Instruction>
Repeat the records below exactly, leaving out every picture.

─── Entries shown ───

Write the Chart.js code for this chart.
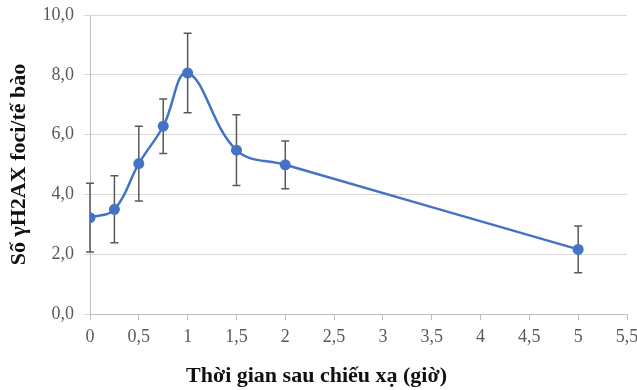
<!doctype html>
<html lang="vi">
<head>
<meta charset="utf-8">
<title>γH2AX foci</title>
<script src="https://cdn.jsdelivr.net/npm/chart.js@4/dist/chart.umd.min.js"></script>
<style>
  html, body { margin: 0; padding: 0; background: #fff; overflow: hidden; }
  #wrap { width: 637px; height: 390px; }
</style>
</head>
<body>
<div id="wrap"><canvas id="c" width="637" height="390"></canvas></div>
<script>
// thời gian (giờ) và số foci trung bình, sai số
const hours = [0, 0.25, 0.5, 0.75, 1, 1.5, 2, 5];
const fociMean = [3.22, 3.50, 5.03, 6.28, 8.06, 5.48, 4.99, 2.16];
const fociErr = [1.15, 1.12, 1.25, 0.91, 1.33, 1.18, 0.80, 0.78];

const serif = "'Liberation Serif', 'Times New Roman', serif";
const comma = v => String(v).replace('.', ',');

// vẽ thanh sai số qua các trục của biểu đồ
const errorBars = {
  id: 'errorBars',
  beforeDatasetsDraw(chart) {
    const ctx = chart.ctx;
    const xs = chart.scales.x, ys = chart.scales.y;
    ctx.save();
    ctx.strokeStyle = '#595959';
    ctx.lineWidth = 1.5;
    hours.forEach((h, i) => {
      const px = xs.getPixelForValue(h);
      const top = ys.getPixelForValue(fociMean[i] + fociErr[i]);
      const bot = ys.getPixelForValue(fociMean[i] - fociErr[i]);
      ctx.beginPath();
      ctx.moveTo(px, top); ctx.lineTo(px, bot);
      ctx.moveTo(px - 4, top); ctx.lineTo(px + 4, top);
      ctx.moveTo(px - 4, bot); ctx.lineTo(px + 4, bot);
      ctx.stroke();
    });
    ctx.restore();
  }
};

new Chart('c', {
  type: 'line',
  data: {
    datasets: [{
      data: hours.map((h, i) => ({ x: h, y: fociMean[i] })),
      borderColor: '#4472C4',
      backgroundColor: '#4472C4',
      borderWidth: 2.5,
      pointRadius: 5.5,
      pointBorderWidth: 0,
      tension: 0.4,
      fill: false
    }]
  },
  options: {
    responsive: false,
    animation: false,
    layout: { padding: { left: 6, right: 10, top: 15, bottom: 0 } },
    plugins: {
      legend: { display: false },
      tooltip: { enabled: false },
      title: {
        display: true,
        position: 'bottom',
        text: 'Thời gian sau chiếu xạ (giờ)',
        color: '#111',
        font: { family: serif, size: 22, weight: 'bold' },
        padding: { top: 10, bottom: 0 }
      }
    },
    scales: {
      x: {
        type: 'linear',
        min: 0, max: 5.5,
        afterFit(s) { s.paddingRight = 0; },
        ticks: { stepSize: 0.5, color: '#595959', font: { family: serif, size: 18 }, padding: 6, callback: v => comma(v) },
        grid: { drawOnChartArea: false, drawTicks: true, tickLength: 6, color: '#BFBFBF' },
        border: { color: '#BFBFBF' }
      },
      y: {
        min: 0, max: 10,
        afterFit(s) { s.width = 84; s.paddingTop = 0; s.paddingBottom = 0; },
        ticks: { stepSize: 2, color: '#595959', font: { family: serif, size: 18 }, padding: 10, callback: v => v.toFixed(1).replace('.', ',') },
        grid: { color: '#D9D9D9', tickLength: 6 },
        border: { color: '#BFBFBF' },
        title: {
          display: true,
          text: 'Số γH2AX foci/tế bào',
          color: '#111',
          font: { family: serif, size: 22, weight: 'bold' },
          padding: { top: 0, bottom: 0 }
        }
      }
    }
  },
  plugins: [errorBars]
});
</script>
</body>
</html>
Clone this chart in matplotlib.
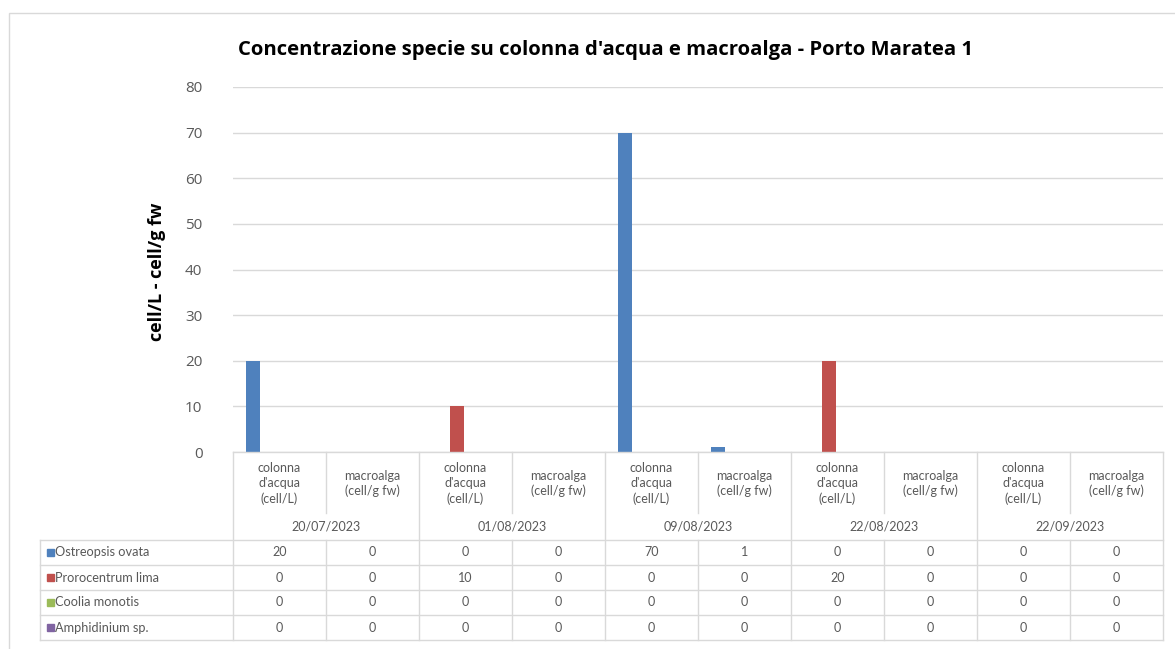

───

The reply>
Write the Chart.js code for this chart.
<!doctype html>
<html lang="vi">
<head>
<meta charset="utf-8">
<title>γH2AX foci</title>
<script src="https://cdn.jsdelivr.net/npm/chart.js@4/dist/chart.umd.min.js"></script>
<style>
  html, body { margin: 0; padding: 0; background: #fff; overflow: hidden; }
  #wrap { width: 637px; height: 390px; }
</style>
</head>
<body>
<div id="wrap"><canvas id="c" width="637" height="390"></canvas></div>
<script>
// thời gian (giờ) và số foci trung bình, sai số
const hours = [0, 0.25, 0.5, 0.75, 1, 1.5, 2, 5];
const fociMean = [3.22, 3.50, 5.03, 6.28, 8.06, 5.48, 4.99, 2.16];
const fociErr = [1.15, 1.12, 1.25, 0.91, 1.33, 1.18, 0.80, 0.78];

const serif = "'Liberation Serif', 'Times New Roman', serif";
const comma = v => String(v).replace('.', ',');

// vẽ thanh sai số qua các trục của biểu đồ
const errorBars = {
  id: 'errorBars',
  beforeDatasetsDraw(chart) {
    const ctx = chart.ctx;
    const xs = chart.scales.x, ys = chart.scales.y;
    ctx.save();
    ctx.strokeStyle = '#595959';
    ctx.lineWidth = 1.5;
    hours.forEach((h, i) => {
      const px = xs.getPixelForValue(h);
      const top = ys.getPixelForValue(fociMean[i] + fociErr[i]);
      const bot = ys.getPixelForValue(fociMean[i] - fociErr[i]);
      ctx.beginPath();
      ctx.moveTo(px, top); ctx.lineTo(px, bot);
      ctx.moveTo(px - 4, top); ctx.lineTo(px + 4, top);
      ctx.moveTo(px - 4, bot); ctx.lineTo(px + 4, bot);
      ctx.stroke();
    });
    ctx.restore();
  }
};

new Chart('c', {
  type: 'line',
  data: {
    datasets: [{
      data: hours.map((h, i) => ({ x: h, y: fociMean[i] })),
      borderColor: '#4472C4',
      backgroundColor: '#4472C4',
      borderWidth: 2.5,
      pointRadius: 5.5,
      pointBorderWidth: 0,
      tension: 0.4,
      fill: false
    }]
  },
  options: {
    responsive: false,
    animation: false,
    layout: { padding: { left: 6, right: 10, top: 15, bottom: 0 } },
    plugins: {
      legend: { display: false },
      tooltip: { enabled: false },
      title: {
        display: true,
        position: 'bottom',
        text: 'Thời gian sau chiếu xạ (giờ)',
        color: '#111',
        font: { family: serif, size: 22, weight: 'bold' },
        padding: { top: 10, bottom: 0 }
      }
    },
    scales: {
      x: {
        type: 'linear',
        min: 0, max: 5.5,
        afterFit(s) { s.paddingRight = 0; },
        ticks: { stepSize: 0.5, color: '#595959', font: { family: serif, size: 18 }, padding: 6, callback: v => comma(v) },
        grid: { drawOnChartArea: false, drawTicks: true, tickLength: 6, color: '#BFBFBF' },
        border: { color: '#BFBFBF' }
      },
      y: {
        min: 0, max: 10,
        afterFit(s) { s.width = 84; s.paddingTop = 0; s.paddingBottom = 0; },
        ticks: { stepSize: 2, color: '#595959', font: { family: serif, size: 18 }, padding: 10, callback: v => v.toFixed(1).replace('.', ',') },
        grid: { color: '#D9D9D9', tickLength: 6 },
        border: { color: '#BFBFBF' },
        title: {
          display: true,
          text: 'Số γH2AX foci/tế bào',
          color: '#111',
          font: { family: serif, size: 22, weight: 'bold' },
          padding: { top: 0, bottom: 0 }
        }
      }
    }
  },
  plugins: [errorBars]
});
</script>
</body>
</html>
Clone this chart in matplotlib.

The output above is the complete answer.